KevinM   |     |   Comment #6
Ken, you had it right the first time. If you buy before the end of April, you receive interest for the full month of April. However, you won't see this intereat credited to your account on May 1 because of the 3-month EWP. You don't see any increase in your account balance until after three months. If you hold for at least five years, then you'll finally see the interest for the full month of April even if you purchased in last few days of April.

mikek753   |     |   Comment #7
when to sale I Bond?

is current IBond has fixed rate of 0.00%, so it's only inflation component that makes sense.

what if in 1 year CD rate will be at 2%, while  inflation component will be 1% only will it make sense to sale this I-Bond right after 12 months holding?

Or what is the logic to keep for long time I-Bond with fixed rate of 0.00% ?
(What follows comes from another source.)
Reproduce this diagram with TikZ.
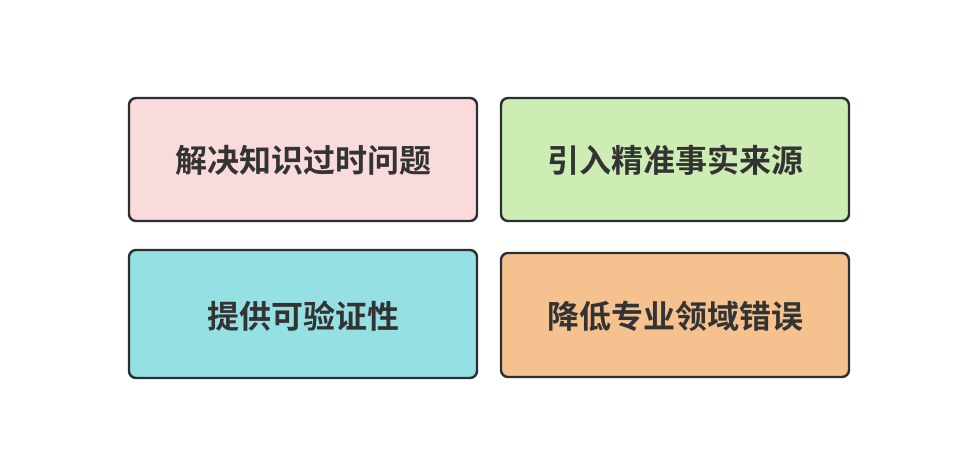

Would you explain in simple English? Please

KevinM   |     |   Comment #8
I plan on keeping mine as long as it makes sense to me. If a 1-year CD is yielding 2% and inflation is 2%, it still will make sense to hold I Bonds with a fixed rate of 0%. If a 1-year CD is yielding 2% and inflation is 1%, then I might consider selling my I Bonds with fixed rate of 0%.

However, some years ago I sold some I Bonds with a pretty good fixed rate because I could get a higher return from safe, short-term investments. I haven't analyzed what would have been better since then, but given how long we've had 0% short-term interest rates, I wish I still owned those I Bonds. In other words, just because short-term real rates increase, they could go down again in the future.

Including some I Bonds in your portfolio gives you a hedge against unexpected inflation, even if the current return isn't as much as you could get from a nominal interest rate instrument. If real rates increase, you could sell your I Bonds and buy some TIPS for a higher real return, and buy more I Bonds at the higher fixed rate.

I would say just buy some now, and worry about what to do with them when real interest rates increase later. For now, you get a nominal return comparable to a short-term CD, but with the added protection against unexpected inflation. I buy the limit of I Bonds each year, but still own a bunch of CDs as part of the  fixed-income portion of my portfoio.

Hope this is not too complicated.

Anonymous   |     |   Comment #9
So you lose 3 month interest (<5 years) based on the rate when you bought the bond, not the rate when you sell the bond ? This doesn't sound right ?
KevinM   |     |   Comment #10
The 3-month interest penalty is based on the most recent 3 months of interest, so it will be based on the fixed rate at the time of purchase (currently 0%) and the inflation component for the most recent three months. So if the you sell after one year, and the inflation component for the last three months of that year is 0%, you won't lose any interest (assuming fixed rate of 0%), because there is no interest to lose. You will not lose the inflation component earned in the first three months.

Anonymous   |     |   Comment #11
Would it be better to just buy and hold a EE Bond as well for 20 years to let it get the 1-time adjustment for doubling the face vale of the electronic EE bond? (This would beat the current longest-term CD?)